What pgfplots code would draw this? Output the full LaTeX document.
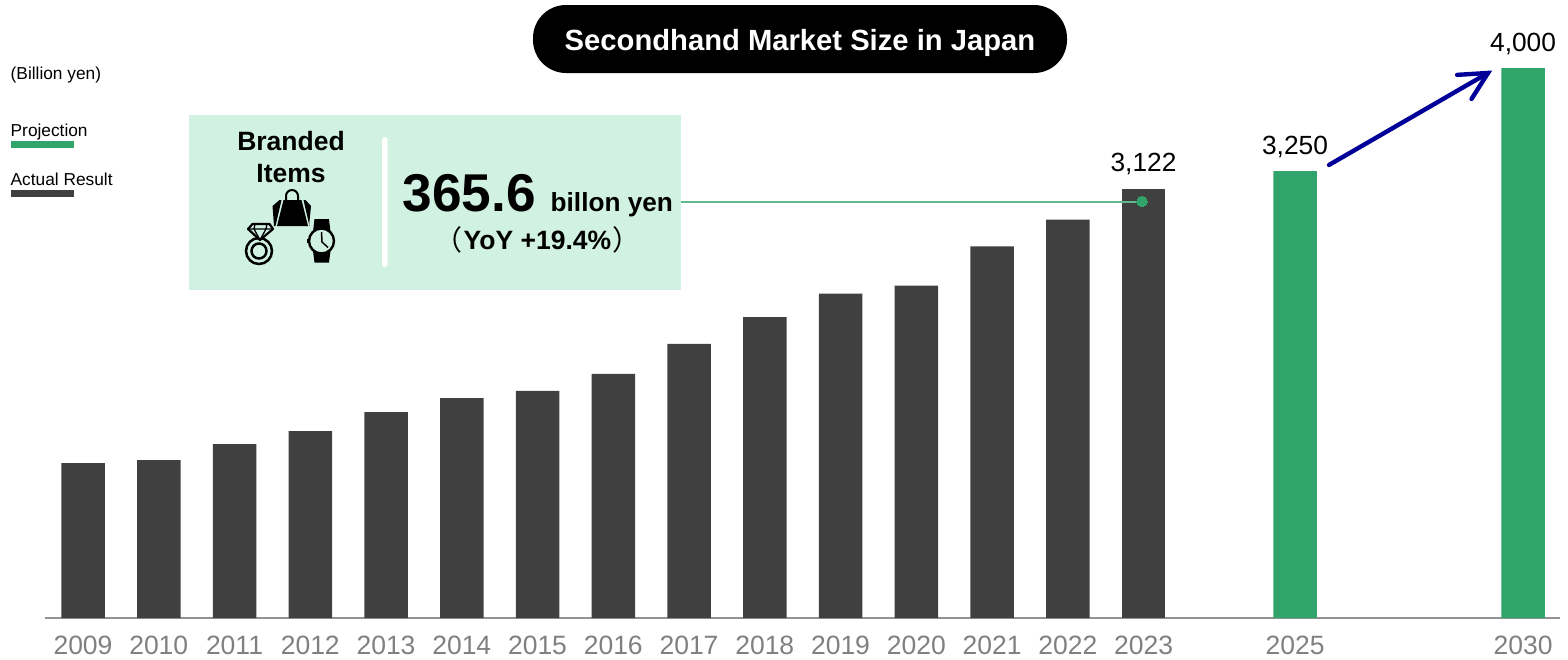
\documentclass[border=0pt]{standalone}
\usepackage{pgfplots}
\usepackage{fontspec}
\pgfplotsset{compat=1.18}
\setmainfont{Liberation Sans}
\newfontfamily\cjk{Noto Sans CJK JP}
\definecolor{barDark}{HTML}{404040}
\definecolor{barGreen}{HTML}{31A46C}
\definecolor{panelGreen}{HTML}{D1F1E3}
\definecolor{leaderGreen}{HTML}{5FB88F}
\definecolor{arrowBlue}{HTML}{000099}
\definecolor{tickGrey}{HTML}{808080}
\newcommand{\fs}[1]{\fontsize{#1}{#1}\selectfont}
\pgfplotstableread{
x y
0 1127
1 1149
2 1265
3 1360
4 1498
5 1600
6 1651
7 1775
8 1993
9 2189
10 2360
11 2418
12 2702
13 2898
}\actualbars
\begin{document}
\begin{tikzpicture}
\useasboundingbox (0,0) rectangle (1568pt,-659pt);
\begin{axis}[
  at={(45pt,-618pt)}, anchor=south west,
  scale only axis, width=1515pt, height=550pt,
  xmin=-0.5017, xmax=19.498, ymin=0, ymax=4000,
  axis x line=bottom, axis y line=none,
  x axis line style={-, draw=tickGrey!85, line width=1.2pt},
  xtick={0,1,2,3,4,5,6,7,8,9,10,11,12,13,14,16,19.01},
  xticklabels={2009,2010,2011,2012,2013,2014,2015,2016,2017,2018,2019,2020,2021,2022,2023,2025,2030},
  tick style={draw=none},
  xticklabel style={font=\fs{26.5}, text=tickGrey, yshift=-10pt},
  clip=false,
  ybar, bar width=43.5pt,
  nodes near coords style={font=\fs{26.3}, text=black, anchor=south, yshift=10pt},
]
\addplot[bar shift=0pt, fill=barDark, draw=none] table[x=x,y=y] {\actualbars};
\addplot[bar shift=0pt, fill=barDark, draw=none, point meta=explicit symbolic, nodes near coords]
  coordinates {(14,3122)[3,122]};
\addplot[bar shift=0pt, fill=barGreen, draw=none, point meta=explicit symbolic, nodes near coords]
  coordinates {(16,3250)[3,250] (19.01,4000)[4,000]};
% callout leader from the panel to the 2023 bar
\addplot[sharp plot, color=leaderGreen, line width=2pt, no markers] coordinates {(7.894,3029) (13.98,3029)};
\addplot[only marks, mark=*, mark size=5.3pt, mark options={fill=barGreen, draw=barGreen, line width=0pt}] coordinates {(13.98,3029)};
% growth arrow towards 2030
\addplot[sharp plot, arrowBlue, line width=4.4pt, no markers, line cap=round] coordinates {(16.449,3295) (18.548,3964)};
\addplot[sharp plot, arrowBlue, line width=4.4pt, no markers, line cap=round, line join=miter] coordinates {(18.14,3950) (18.548,3964) (18.33,3775)};
\end{axis}
\begin{scope}[x=1pt,y=-1pt]
% title
\fill[black, rounded corners=33pt] (533,5) rectangle (1067,73);
\node[text=white, font=\fs{29.2}\bfseries] at (800,43) {Secondhand Market Size in Japan};
% unit and legend
\node[anchor=west, font=\fs{17.3}, inner sep=0pt] at (10.5,75) {(Billion yen)};
\node[anchor=west, font=\fs{17.3}, inner sep=0pt] at (10.5,132) {Projection};
\fill[barGreen] (11,141) rectangle (74,148);
\node[anchor=west, font=\fs{17.3}, inner sep=0pt] at (10.5,179) {Actual Result};
\fill[barDark] (11,190) rectangle (74,197);
% panel
\fill[panelGreen] (189,115) rectangle (681,290);
\fill[white, rounded corners=2.5pt] (382,137) rectangle (387.5,267);
\node[font=\fs{26.5}\bfseries, inner sep=0pt] at (291,141.5) {Branded};
\node[font=\fs{26.5}\bfseries, inner sep=0pt] at (291,174) {Items};
\node[anchor=base west, font=\fs{53.2}\bfseries, inner sep=0pt] at (402.5,211) {365.6};
\node[anchor=base west, font=\fs{26.2}\bfseries, inner sep=0pt] at (550.5,211) {billon yen};
\node[anchor=base, font=\fs{26.5}\bfseries, inner sep=0pt] at (537.5,249.5) {YoY +19.4\%};
\node[anchor=base east, font=\fs{28}\cjk, inner sep=0pt] at (463,250) {（};
\node[anchor=base west, font=\fs{28}\cjk, inner sep=0pt] at (612,250) {）};
% handbag
\fill[black] (283.5,200) -- (301.5,200) -- (308,226) -- (277,226) -- cycle;
\fill[black] (279.5,200) -- (281.5,200) -- (275.5,226) -- (274,226) -- (272.5,206) -- cycle;
\fill[black] (305.5,200) -- (303.5,200) -- (309.5,226) -- (309,226) -- (311,206) -- cycle;
\draw[black, line width=2pt] (286,204) -- (286,196) arc[start angle=180,end angle=360,radius=6] -- (298,204);
% ring
\draw[black, line width=2.5pt] (259,251) circle[radius=13];
\draw[black, line width=2.5pt] (259,251) circle[radius=7.5];
\draw[black, line width=2.2pt, fill=panelGreen, line join=round] (252.5,224) -- (269.5,224) -- (273,229) -- (260,240) -- (248,229) -- cycle;
\draw[black, line width=1.3pt] (248,229) -- (273,229) (255,224) -- (254,229) -- (260,240) -- (266,229) -- (267,224);
% watch
\fill[black] (314.5,219) -- (329,219) -- (330.5,232) -- (313,232) -- cycle;
\fill[black] (313,251) -- (330.5,251) -- (329,262.5) -- (314.5,262.5) -- cycle;
\draw[black, line width=2.4pt, fill=panelGreen] (321.5,241) circle[radius=12.5];
\fill[black] (306.5,239) rectangle (309,243);
\draw[black, line width=1.5pt] (321.5,232) -- (322,242) -- (328,247.5);
\end{scope}
\end{tikzpicture}
\end{document}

§ **Set task**:
Transcribe each line above verbatim, with the pictures left out.

§ **Written solution**:
What pgfplots code would draw this? Output the full LaTeX document.
\documentclass[border=0pt]{standalone}
\usepackage{pgfplots}
\usepackage{fontspec}
\pgfplotsset{compat=1.18}
\setmainfont{Liberation Sans}
\newfontfamily\cjk{Noto Sans CJK JP}
\definecolor{barDark}{HTML}{404040}
\definecolor{barGreen}{HTML}{31A46C}
\definecolor{panelGreen}{HTML}{D1F1E3}
\definecolor{leaderGreen}{HTML}{5FB88F}
\definecolor{arrowBlue}{HTML}{000099}
\definecolor{tickGrey}{HTML}{808080}
\newcommand{\fs}[1]{\fontsize{#1}{#1}\selectfont}
\pgfplotstableread{
x y
0 1127
1 1149
2 1265
3 1360
4 1498
5 1600
6 1651
7 1775
8 1993
9 2189
10 2360
11 2418
12 2702
13 2898
}\actualbars
\begin{document}
\begin{tikzpicture}
\useasboundingbox (0,0) rectangle (1568pt,-659pt);
\begin{axis}[
  at={(45pt,-618pt)}, anchor=south west,
  scale only axis, width=1515pt, height=550pt,
  xmin=-0.5017, xmax=19.498, ymin=0, ymax=4000,
  axis x line=bottom, axis y line=none,
  x axis line style={-, draw=tickGrey!85, line width=1.2pt},
  xtick={0,1,2,3,4,5,6,7,8,9,10,11,12,13,14,16,19.01},
  xticklabels={2009,2010,2011,2012,2013,2014,2015,2016,2017,2018,2019,2020,2021,2022,2023,2025,2030},
  tick style={draw=none},
  xticklabel style={font=\fs{26.5}, text=tickGrey, yshift=-10pt},
  clip=false,
  ybar, bar width=43.5pt,
  nodes near coords style={font=\fs{26.3}, text=black, anchor=south, yshift=10pt},
]
\addplot[bar shift=0pt, fill=barDark, draw=none] table[x=x,y=y] {\actualbars};
\addplot[bar shift=0pt, fill=barDark, draw=none, point meta=explicit symbolic, nodes near coords]
  coordinates {(14,3122)[3,122]};
\addplot[bar shift=0pt, fill=barGreen, draw=none, point meta=explicit symbolic, nodes near coords]
  coordinates {(16,3250)[3,250] (19.01,4000)[4,000]};
% callout leader from the panel to the 2023 bar
\addplot[sharp plot, color=leaderGreen, line width=2pt, no markers] coordinates {(7.894,3029) (13.98,3029)};
\addplot[only marks, mark=*, mark size=5.3pt, mark options={fill=barGreen, draw=barGreen, line width=0pt}] coordinates {(13.98,3029)};
% growth arrow towards 2030
\addplot[sharp plot, arrowBlue, line width=4.4pt, no markers, line cap=round] coordinates {(16.449,3295) (18.548,3964)};
\addplot[sharp plot, arrowBlue, line width=4.4pt, no markers, line cap=round, line join=miter] coordinates {(18.14,3950) (18.548,3964) (18.33,3775)};
\end{axis}
\begin{scope}[x=1pt,y=-1pt]
% title
\fill[black, rounded corners=33pt] (533,5) rectangle (1067,73);
\node[text=white, font=\fs{29.2}\bfseries] at (800,43) {Secondhand Market Size in Japan};
% unit and legend
\node[anchor=west, font=\fs{17.3}, inner sep=0pt] at (10.5,75) {(Billion yen)};
\node[anchor=west, font=\fs{17.3}, inner sep=0pt] at (10.5,132) {Projection};
\fill[barGreen] (11,141) rectangle (74,148);
\node[anchor=west, font=\fs{17.3}, inner sep=0pt] at (10.5,179) {Actual Result};
\fill[barDark] (11,190) rectangle (74,197);
% panel
\fill[panelGreen] (189,115) rectangle (681,290);
\fill[white, rounded corners=2.5pt] (382,137) rectangle (387.5,267);
\node[font=\fs{26.5}\bfseries, inner sep=0pt] at (291,141.5) {Branded};
\node[font=\fs{26.5}\bfseries, inner sep=0pt] at (291,174) {Items};
\node[anchor=base west, font=\fs{53.2}\bfseries, inner sep=0pt] at (402.5,211) {365.6};
\node[anchor=base west, font=\fs{26.2}\bfseries, inner sep=0pt] at (550.5,211) {billon yen};
\node[anchor=base, font=\fs{26.5}\bfseries, inner sep=0pt] at (537.5,249.5) {YoY +19.4\%};
\node[anchor=base east, font=\fs{28}\cjk, inner sep=0pt] at (463,250) {（};
\node[anchor=base west, font=\fs{28}\cjk, inner sep=0pt] at (612,250) {）};
% handbag
\fill[black] (283.5,200) -- (301.5,200) -- (308,226) -- (277,226) -- cycle;
\fill[black] (279.5,200) -- (281.5,200) -- (275.5,226) -- (274,226) -- (272.5,206) -- cycle;
\fill[black] (305.5,200) -- (303.5,200) -- (309.5,226) -- (309,226) -- (311,206) -- cycle;
\draw[black, line width=2pt] (286,204) -- (286,196) arc[start angle=180,end angle=360,radius=6] -- (298,204);
% ring
\draw[black, line width=2.5pt] (259,251) circle[radius=13];
\draw[black, line width=2.5pt] (259,251) circle[radius=7.5];
\draw[black, line width=2.2pt, fill=panelGreen, line join=round] (252.5,224) -- (269.5,224) -- (273,229) -- (260,240) -- (248,229) -- cycle;
\draw[black, line width=1.3pt] (248,229) -- (273,229) (255,224) -- (254,229) -- (260,240) -- (266,229) -- (267,224);
% watch
\fill[black] (314.5,219) -- (329,219) -- (330.5,232) -- (313,232) -- cycle;
\fill[black] (313,251) -- (330.5,251) -- (329,262.5) -- (314.5,262.5) -- cycle;
\draw[black, line width=2.4pt, fill=panelGreen] (321.5,241) circle[radius=12.5];
\fill[black] (306.5,239) rectangle (309,243);
\draw[black, line width=1.5pt] (321.5,232) -- (322,242) -- (328,247.5);
\end{scope}
\end{tikzpicture}
\end{document}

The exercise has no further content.